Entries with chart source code
* START *

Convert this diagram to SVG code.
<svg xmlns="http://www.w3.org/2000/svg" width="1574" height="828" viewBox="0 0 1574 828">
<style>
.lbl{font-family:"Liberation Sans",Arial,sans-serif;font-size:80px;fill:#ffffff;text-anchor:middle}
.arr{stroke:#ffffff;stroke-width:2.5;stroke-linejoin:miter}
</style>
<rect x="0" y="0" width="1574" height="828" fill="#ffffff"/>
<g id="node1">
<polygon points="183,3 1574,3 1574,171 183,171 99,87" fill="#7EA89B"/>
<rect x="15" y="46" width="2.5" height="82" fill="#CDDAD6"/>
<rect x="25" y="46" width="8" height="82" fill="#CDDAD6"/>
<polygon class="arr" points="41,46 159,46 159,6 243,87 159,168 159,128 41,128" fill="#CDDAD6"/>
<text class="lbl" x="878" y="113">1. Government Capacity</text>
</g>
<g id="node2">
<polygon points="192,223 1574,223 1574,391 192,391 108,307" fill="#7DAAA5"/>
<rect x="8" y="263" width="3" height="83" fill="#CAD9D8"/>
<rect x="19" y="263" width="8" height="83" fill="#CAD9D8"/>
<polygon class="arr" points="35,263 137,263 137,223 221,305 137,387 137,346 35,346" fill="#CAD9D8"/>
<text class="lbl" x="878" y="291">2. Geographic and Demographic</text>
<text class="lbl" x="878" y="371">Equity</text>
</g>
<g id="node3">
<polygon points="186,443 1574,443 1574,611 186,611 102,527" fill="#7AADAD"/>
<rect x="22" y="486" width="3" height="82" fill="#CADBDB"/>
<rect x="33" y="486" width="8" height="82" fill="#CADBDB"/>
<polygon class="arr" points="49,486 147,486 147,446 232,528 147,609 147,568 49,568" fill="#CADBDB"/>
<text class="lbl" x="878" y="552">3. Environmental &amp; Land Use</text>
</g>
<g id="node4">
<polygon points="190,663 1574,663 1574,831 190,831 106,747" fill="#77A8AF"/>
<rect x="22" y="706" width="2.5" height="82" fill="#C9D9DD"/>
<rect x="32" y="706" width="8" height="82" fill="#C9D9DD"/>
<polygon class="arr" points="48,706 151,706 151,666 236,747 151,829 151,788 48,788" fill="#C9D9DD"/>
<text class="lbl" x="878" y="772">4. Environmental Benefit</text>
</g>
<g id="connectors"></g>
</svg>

* END *
* START *

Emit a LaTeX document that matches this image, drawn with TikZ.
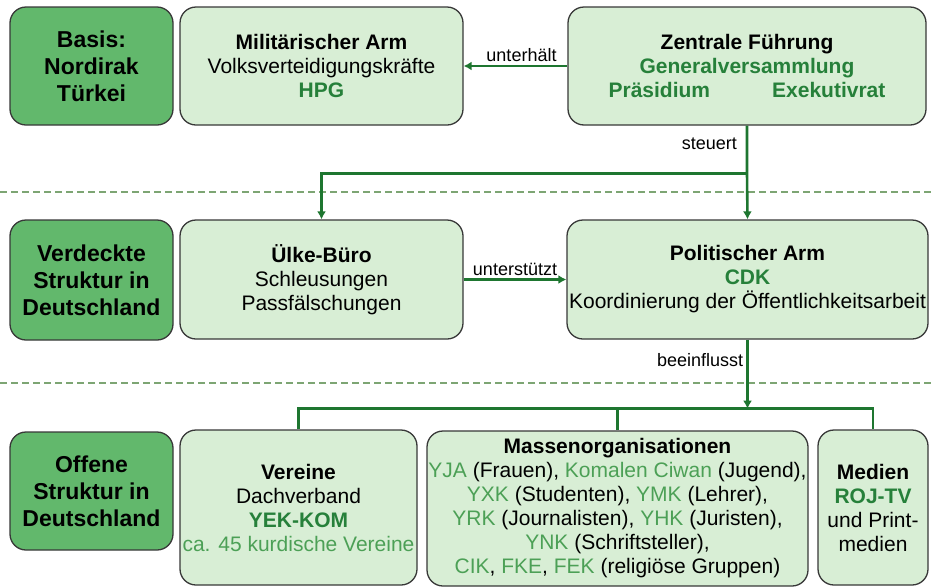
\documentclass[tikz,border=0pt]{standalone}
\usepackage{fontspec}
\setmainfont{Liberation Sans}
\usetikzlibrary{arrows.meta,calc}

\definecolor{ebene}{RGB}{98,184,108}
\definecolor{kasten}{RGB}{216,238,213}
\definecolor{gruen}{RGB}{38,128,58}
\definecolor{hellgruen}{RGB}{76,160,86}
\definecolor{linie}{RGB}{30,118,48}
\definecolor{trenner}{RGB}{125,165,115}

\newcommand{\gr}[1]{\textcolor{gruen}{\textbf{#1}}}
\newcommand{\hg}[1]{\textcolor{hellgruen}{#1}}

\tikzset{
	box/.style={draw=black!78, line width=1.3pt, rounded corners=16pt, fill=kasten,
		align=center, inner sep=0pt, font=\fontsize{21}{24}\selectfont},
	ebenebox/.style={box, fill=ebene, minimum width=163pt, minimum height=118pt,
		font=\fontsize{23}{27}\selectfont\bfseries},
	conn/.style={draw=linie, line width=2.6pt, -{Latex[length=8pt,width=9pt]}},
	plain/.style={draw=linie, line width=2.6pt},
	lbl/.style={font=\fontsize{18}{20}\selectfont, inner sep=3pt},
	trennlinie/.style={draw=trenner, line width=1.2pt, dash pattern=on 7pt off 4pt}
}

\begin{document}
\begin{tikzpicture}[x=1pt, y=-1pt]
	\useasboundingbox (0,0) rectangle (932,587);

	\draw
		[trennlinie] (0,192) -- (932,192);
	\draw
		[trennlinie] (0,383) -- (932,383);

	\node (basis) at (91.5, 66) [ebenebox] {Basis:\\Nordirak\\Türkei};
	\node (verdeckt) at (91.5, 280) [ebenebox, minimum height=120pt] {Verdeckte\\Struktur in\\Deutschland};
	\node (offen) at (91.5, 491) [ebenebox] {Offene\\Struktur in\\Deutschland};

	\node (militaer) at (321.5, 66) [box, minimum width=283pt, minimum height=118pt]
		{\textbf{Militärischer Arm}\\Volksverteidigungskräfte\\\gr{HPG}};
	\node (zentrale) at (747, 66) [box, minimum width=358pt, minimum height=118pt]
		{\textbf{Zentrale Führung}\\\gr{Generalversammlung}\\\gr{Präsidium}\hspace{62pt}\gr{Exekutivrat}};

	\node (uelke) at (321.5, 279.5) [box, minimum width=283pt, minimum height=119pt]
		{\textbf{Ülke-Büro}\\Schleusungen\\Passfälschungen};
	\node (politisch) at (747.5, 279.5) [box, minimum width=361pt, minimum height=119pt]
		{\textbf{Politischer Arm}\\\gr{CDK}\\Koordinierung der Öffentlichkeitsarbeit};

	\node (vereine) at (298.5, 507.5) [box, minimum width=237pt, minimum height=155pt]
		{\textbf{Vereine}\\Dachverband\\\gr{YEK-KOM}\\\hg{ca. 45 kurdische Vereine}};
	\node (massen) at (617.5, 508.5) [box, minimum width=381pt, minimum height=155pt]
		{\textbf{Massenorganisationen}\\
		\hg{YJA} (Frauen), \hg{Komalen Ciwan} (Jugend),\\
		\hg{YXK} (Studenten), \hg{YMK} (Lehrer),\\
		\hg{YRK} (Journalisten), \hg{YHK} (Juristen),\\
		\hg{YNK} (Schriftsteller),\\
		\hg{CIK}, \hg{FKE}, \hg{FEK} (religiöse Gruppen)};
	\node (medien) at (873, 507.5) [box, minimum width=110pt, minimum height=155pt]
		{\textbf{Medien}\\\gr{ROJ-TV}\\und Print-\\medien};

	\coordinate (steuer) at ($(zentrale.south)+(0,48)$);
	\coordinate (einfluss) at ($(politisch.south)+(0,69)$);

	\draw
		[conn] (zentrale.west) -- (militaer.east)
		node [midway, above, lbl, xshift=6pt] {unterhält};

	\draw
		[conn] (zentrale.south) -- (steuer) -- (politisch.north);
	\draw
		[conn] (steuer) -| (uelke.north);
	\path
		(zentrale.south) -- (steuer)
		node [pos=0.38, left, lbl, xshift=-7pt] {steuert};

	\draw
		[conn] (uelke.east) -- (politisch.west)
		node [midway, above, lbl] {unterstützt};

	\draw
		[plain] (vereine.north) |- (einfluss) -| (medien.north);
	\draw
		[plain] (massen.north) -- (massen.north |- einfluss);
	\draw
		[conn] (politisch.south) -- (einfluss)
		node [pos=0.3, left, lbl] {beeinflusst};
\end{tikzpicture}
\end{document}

* END *
* START *

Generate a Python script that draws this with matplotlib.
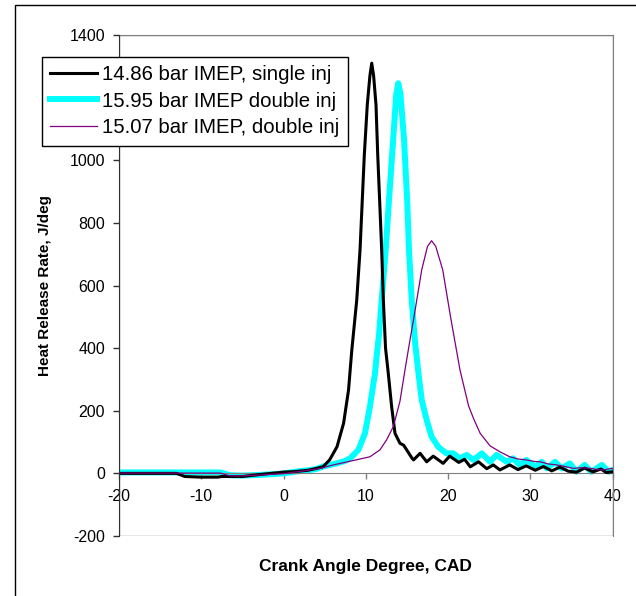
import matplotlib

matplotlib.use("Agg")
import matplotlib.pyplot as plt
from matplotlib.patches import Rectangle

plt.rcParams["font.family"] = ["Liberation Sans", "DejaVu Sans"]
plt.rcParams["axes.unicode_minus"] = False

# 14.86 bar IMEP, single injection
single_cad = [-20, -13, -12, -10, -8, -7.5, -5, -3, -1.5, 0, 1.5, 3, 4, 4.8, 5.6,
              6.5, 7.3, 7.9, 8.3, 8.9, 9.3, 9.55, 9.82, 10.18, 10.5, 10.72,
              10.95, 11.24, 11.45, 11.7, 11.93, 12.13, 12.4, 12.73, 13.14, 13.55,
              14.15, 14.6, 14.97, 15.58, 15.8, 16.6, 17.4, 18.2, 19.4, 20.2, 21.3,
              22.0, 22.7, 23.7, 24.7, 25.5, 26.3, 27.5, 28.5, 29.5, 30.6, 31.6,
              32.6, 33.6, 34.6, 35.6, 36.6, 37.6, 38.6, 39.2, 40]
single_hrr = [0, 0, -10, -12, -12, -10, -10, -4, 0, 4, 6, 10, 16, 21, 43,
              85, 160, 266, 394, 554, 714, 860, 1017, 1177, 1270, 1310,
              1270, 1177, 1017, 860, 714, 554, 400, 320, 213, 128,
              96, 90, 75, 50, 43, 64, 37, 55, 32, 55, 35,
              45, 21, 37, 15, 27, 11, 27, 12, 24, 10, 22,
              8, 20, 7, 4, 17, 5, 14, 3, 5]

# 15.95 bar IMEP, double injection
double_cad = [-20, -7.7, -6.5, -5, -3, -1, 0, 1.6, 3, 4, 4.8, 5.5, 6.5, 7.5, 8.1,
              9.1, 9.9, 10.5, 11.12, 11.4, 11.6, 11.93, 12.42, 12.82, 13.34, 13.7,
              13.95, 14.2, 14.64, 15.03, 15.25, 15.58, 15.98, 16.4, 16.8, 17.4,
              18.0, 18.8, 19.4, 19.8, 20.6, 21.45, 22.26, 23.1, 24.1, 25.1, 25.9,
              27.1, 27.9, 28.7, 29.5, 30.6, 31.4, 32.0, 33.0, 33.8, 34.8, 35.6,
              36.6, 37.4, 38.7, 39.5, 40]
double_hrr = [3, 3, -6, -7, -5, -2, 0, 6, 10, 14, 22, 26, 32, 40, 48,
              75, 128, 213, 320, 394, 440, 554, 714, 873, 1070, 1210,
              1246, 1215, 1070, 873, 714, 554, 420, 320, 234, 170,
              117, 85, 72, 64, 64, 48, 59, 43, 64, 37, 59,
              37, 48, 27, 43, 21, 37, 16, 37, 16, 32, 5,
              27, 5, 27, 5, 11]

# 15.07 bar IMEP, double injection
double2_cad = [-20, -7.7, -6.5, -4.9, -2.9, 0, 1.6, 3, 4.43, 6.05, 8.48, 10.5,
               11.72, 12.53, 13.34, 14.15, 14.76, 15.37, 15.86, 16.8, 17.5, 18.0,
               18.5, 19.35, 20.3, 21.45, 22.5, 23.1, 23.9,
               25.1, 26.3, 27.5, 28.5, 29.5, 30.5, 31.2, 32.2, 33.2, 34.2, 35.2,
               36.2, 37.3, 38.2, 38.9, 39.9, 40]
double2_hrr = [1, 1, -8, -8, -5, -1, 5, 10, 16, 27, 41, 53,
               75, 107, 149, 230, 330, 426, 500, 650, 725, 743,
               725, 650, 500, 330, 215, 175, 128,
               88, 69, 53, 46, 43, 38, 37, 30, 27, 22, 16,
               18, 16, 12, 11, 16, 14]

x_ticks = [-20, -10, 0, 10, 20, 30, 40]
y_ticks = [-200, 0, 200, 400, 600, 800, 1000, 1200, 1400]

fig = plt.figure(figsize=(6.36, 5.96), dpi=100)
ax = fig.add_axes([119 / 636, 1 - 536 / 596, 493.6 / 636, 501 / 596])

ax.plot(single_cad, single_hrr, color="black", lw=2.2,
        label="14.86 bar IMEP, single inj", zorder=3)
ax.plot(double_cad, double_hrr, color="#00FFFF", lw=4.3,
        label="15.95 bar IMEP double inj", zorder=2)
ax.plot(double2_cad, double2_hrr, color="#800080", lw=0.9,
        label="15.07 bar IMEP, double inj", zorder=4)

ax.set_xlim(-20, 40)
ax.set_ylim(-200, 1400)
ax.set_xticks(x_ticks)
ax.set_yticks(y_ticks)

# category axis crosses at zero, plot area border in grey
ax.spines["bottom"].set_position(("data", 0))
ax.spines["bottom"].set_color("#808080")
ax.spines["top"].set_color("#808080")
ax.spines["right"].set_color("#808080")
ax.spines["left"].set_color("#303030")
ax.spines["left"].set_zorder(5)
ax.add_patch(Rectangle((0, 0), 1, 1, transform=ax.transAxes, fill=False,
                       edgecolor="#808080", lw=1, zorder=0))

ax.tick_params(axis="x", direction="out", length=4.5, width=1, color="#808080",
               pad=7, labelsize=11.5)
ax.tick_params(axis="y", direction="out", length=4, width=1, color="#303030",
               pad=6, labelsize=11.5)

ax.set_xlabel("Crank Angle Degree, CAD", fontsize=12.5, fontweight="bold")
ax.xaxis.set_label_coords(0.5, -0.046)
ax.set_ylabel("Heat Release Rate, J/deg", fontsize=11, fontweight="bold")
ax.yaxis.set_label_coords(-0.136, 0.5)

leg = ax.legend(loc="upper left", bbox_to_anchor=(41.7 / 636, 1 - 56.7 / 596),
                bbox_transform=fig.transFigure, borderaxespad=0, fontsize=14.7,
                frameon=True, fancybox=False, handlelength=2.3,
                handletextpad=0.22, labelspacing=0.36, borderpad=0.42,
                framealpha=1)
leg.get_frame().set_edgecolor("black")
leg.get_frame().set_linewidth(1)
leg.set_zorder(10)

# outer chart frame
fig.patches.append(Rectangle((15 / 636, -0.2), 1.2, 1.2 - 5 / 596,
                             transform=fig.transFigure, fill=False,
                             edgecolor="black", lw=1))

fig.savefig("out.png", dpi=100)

* END *

• **Your instructions**
The first line to copy holds "Generate a Python", and the last holds "8, 20, 7, 4, 17, 5, 14, 3, 5]". Copy them and the lines between exactly, leaving out pictures.

• **Full output**
Generate a Python script that draws this with matplotlib.
import matplotlib

matplotlib.use("Agg")
import matplotlib.pyplot as plt
from matplotlib.patches import Rectangle

plt.rcParams["font.family"] = ["Liberation Sans", "DejaVu Sans"]
plt.rcParams["axes.unicode_minus"] = False

# 14.86 bar IMEP, single injection
single_cad = [-20, -13, -12, -10, -8, -7.5, -5, -3, -1.5, 0, 1.5, 3, 4, 4.8, 5.6,
              6.5, 7.3, 7.9, 8.3, 8.9, 9.3, 9.55, 9.82, 10.18, 10.5, 10.72,
              10.95, 11.24, 11.45, 11.7, 11.93, 12.13, 12.4, 12.73, 13.14, 13.55,
              14.15, 14.6, 14.97, 15.58, 15.8, 16.6, 17.4, 18.2, 19.4, 20.2, 21.3,
              22.0, 22.7, 23.7, 24.7, 25.5, 26.3, 27.5, 28.5, 29.5, 30.6, 31.6,
              32.6, 33.6, 34.6, 35.6, 36.6, 37.6, 38.6, 39.2, 40]
single_hrr = [0, 0, -10, -12, -12, -10, -10, -4, 0, 4, 6, 10, 16, 21, 43,
              85, 160, 266, 394, 554, 714, 860, 1017, 1177, 1270, 1310,
              1270, 1177, 1017, 860, 714, 554, 400, 320, 213, 128,
              96, 90, 75, 50, 43, 64, 37, 55, 32, 55, 35,
              45, 21, 37, 15, 27, 11, 27, 12, 24, 10, 22,
              8, 20, 7, 4, 17, 5, 14, 3, 5]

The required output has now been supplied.